I didn't know it then, but the idea that curly hair is sensuous, the hair of mystery and desire, has a long history. Think of Botticelli's Venus or the paintings of the Pre-Raphaelite Brotherhood. To Edward Burne-Jones, the perfect model had "high cheekbones and abundant, curly red or brown hair". But sexy women are dangerous women. Mr Brocklehurst knows this in Jane Eyre. When he examines the pupils at Lowood School, he spots a girl with curly hair. The curls, he says, are "in defiance of every precept and principle of this house". The information that the girl's hair curls naturally does not calm him: "Yes, but we are not to conform to nature; I wish these girls to be the children of Grace . . . I will send a barber tomorrow."

At one stage, Disney's film The Princess Diaries had a lead with curly hair. But being European royalty, she had to be made over, and emerged with straight hair. Gretchen Heber, co-founder of naturallycurly.com, an American website that celebrates curly hair, called for a boycott of The Princess Diaries.

She got to the nub of the matter. "Beauty in America," she said, "has always been represented by people who are white. Since most white people have straight hair, this has become the accepted standard of beauty here." Ray Seymour, general secretary of the National Hairdressers' Federation, argues that people copy the styles of the most popular celebrities, be they the powdered wigs of kings or the ever-changing styles of David Beckham. Fashion hierarchy thus reflects other hierarchies in society. If people at the top are straight-haired, others will imitate them, so that straight hair becomes associated with success in a self-fulfilling prophecy.

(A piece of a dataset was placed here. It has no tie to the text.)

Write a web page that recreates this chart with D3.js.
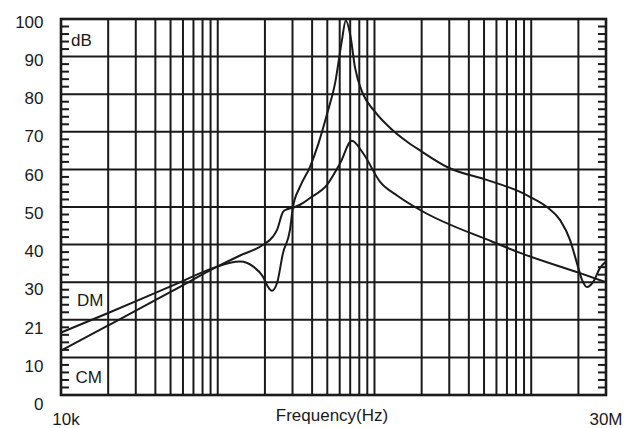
<!DOCTYPE html>
<html>
<head>
<meta charset="utf-8">
<script src="https://cdn.jsdelivr.net/npm/d3@7"></script>
<style>
    body { margin: 0; background: #fff; }
    text { font-family: "Liberation Sans", Arial, sans-serif; fill: #1a1a1a; }
</style>
</head>
<body>
<div id="chart"></div>
<script>
// insertion loss chart
//
// two attenuation curves (DM / CM) over a log frequency axis, 10k .. 30M

// frequency values in Hz, attenuation in dB
const dmFreq = [10e3, 20e3, 50e3, 100e3, 120e3, 139e3, 168e3, 194e3, 209e3, 221e3, 239e3, 261e3,
    289e3, 302e3, 335e3, 388e3, 440e3, 500e3, 561e3, 618e3, 656e3, 699e3, 752e3, 846e3,
    1.0e6, 1.3e6, 1.6e6, 1.96e6, 2.95e6, 5.2e6, 8.5e6, 9.8e6, 12.6e6, 15.3e6, 17.7e6,
    19.6e6, 21.1e6, 22.7e6, 24.8e6, 27.5e6, 30e6];
const dmDb = [16.6, 21.8, 28.9, 34.2, 35.2, 35.5, 34.2, 31.5, 28.8, 27.7, 29.8, 37.8,
    43.9, 50, 55.4, 60.7, 67, 75, 83, 94, 99.6, 96, 87, 80,
    75.5, 70.5, 67.5, 65, 60.5, 57.2, 54, 52.7, 50, 46.5, 41.2,
    35, 30.6, 28.7, 30, 33.8, 35.5];

const cmFreq = [10e3, 20e3, 50e3, 100e3, 139e3, 194e3, 225e3, 239e3, 261e3, 277e3, 302e3,
    335e3, 388e3, 496e3, 603e3, 717e3, 846e3, 1.086e6, 1.4e6, 1.955e6, 5.71e6, 8.5e6, 20.5e6, 30e6];
const cmDb = [11.8, 18.5, 27.4, 34.2, 37.1, 39.9, 42.1, 43.9, 48.7, 49.4, 49.8,
    50.6, 52.4, 55.8, 61.6, 67.6, 64.3, 56.7, 53, 49.2, 40.7, 37.8, 32.4, 30];

// axis ticks
const yTicks = [0, 10, 20, 30, 40, 50, 60, 70, 80, 90, 100];
const yTickLabels = ['0', '10', '21', '30', '40', '50', '60', '70', '80', '90', '100'];
const yMinor = [2, 4, 6, 8, 12, 14, 16, 18, 22, 24, 26, 28, 32, 34, 36, 38, 42, 44, 46, 48,
    52, 54, 56, 58, 62, 64, 66, 68, 72, 74, 76, 78, 82, 84, 86, 88, 92, 94, 96, 98];
const xGrid = [20e3, 30e3, 40e3, 50e3, 60e3, 70e3, 80e3, 90e3, 100e3,
    200e3, 300e3, 400e3, 500e3, 600e3, 700e3, 800e3, 900e3, 1e6,
    2e6, 3e6, 4e6, 5e6, 6e6, 7e6, 8e6, 9e6, 10e6, 20e6];
const xLabels = [
    { f: 10e3, text: '10k' },
    { f: 30e6, text: '30M' }
];

const width = 640, height = 428;
const margin = { top: 19, right: 34, bottom: 33, left: 61 };
const ink = '#1a1a1a';

const svg = d3.select('#chart').append('svg')
    .attr('width', width)
    .attr('height', height);

const x = d3.scaleLog()
    .domain([10e3, 30e6])
    .range([margin.left, width - margin.right]);

const y = d3.scaleLinear()
    .domain([0, 100])
    .range([height - margin.bottom, margin.top]);

// labels sit a bit below their grid line, spread slightly wider
const yLab = d3.scaleLinear()
    .domain([0, 100])
    .range([410, 27.5]);

const [left, right] = x.range();

// grid
svg.append('g')
    .selectAll('line')
    .data(xGrid)
    .join('line')
    .attr('x1', d => x(d)).attr('x2', d => x(d))
    .attr('y1', y(0)).attr('y2', y(100))
    .attr('stroke', ink)
    .attr('stroke-width', 2);

svg.append('g')
    .selectAll('line')
    .data(yTicks.slice(1, -1))
    .join('line')
    .attr('x1', left).attr('x2', right)
    .attr('y1', d => y(d)).attr('y2', d => y(d))
    .attr('stroke', ink)
    .attr('stroke-width', 2);

// minor ticks every 2 dB, inside the frame on both sides
svg.append('g')
    .attr('class', 'minor-left')
    .selectAll('line')
    .data(yMinor)
    .join('line')
    .attr('x1', left).attr('x2', left + 8)
    .attr('y1', d => y(d)).attr('y2', d => y(d))
    .attr('stroke', ink)
    .attr('stroke-width', 2);

svg.append('g')
    .attr('class', 'minor-right')
    .selectAll('line')
    .data(yMinor)
    .join('line')
    .attr('x1', right - 8).attr('x2', right)
    .attr('y1', d => y(d)).attr('y2', d => y(d))
    .attr('stroke', ink)
    .attr('stroke-width', 2);

// frame
svg.append('rect')
    .attr('x', left)
    .attr('y', y(100))
    .attr('width', right - left)
    .attr('height', y(0) - y(100))
    .attr('fill', 'none')
    .attr('stroke', ink)
    .attr('stroke-width', 2.6);

// curves
const line = d3.line()
    .x(d => x(d[0]))
    .y(d => y(d[1]))
    .curve(d3.curveMonotoneX);

[[dmFreq, dmDb], [cmFreq, cmDb]].forEach(([f, v]) => {
    svg.append('path')
        .datum(d3.zip(f, v))
        .attr('d', line)
        .attr('fill', 'none')
        .attr('stroke', ink)
        .attr('stroke-width', 2);
});

// y labels
svg.append('g')
    .selectAll('text')
    .data(yTicks)
    .join('text')
    .attr('x', 43.5)
    .attr('y', d => yLab(d))
    .attr('text-anchor', 'end')
    .style('font-size', '17px')
    .text((d, i) => yTickLabels[i]);

// x labels
svg.append('g')
    .selectAll('text')
    .data(xLabels)
    .join('text')
    .attr('x', d => x(d.f) + (d.f === 10e3 ? 5 : 0))
    .attr('y', 425)
    .attr('text-anchor', 'middle')
    .style('font-size', '17px')
    .text(d => d.text);

svg.append('text')
    .attr('x', 332)
    .attr('y', 421)
    .attr('text-anchor', 'middle')
    .style('font-size', '17px')
    .text('Frequency(Hz)');

// inline annotations
const notes = [
    { text: 'dB', x: 71, y: 45.5 },
    { text: 'DM', x: 77, y: 306 },
    { text: 'CM', x: 75.5, y: 383 }
];
svg.append('g')
    .selectAll('text')
    .data(notes)
    .join('text')
    .attr('x', d => d.x)
    .attr('y', d => d.y)
    .style('font-size', '17px')
    .text(d => d.text);
</script>
</body>
</html>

Heber agrees. "Many of our readers have said they weren't treated as favourably in job interviews when they wore their hair curly as when they straightened it. Many say they straighten their hair for a 'more professional' look." Heber gives the actress Kim Delaney as an example: "When she was a gritty street detective on NYPD Blue, she wore her hair naturally curly. When she got her own [short-lived] series playing a lawyer, she straightened her hair, suggesting curly heads aren't capable of arguing cases."

So why the sudden fashion for curls? Well, as medieval landlords knew, the way to keep an oppressed people down is to provide some form of organised rebellion or carnival allowing the temporary inversion of social power. Just as landlords would dress as peasants on carnival day, so the straight-haired majority goes through phases of perms and rollers. But carnivals are soon over: just as landlords become landlords again, false curls become straight and order is restored. This time next year, if my curls are still fashionable, I'll eat the hat I'm wearing to cover them.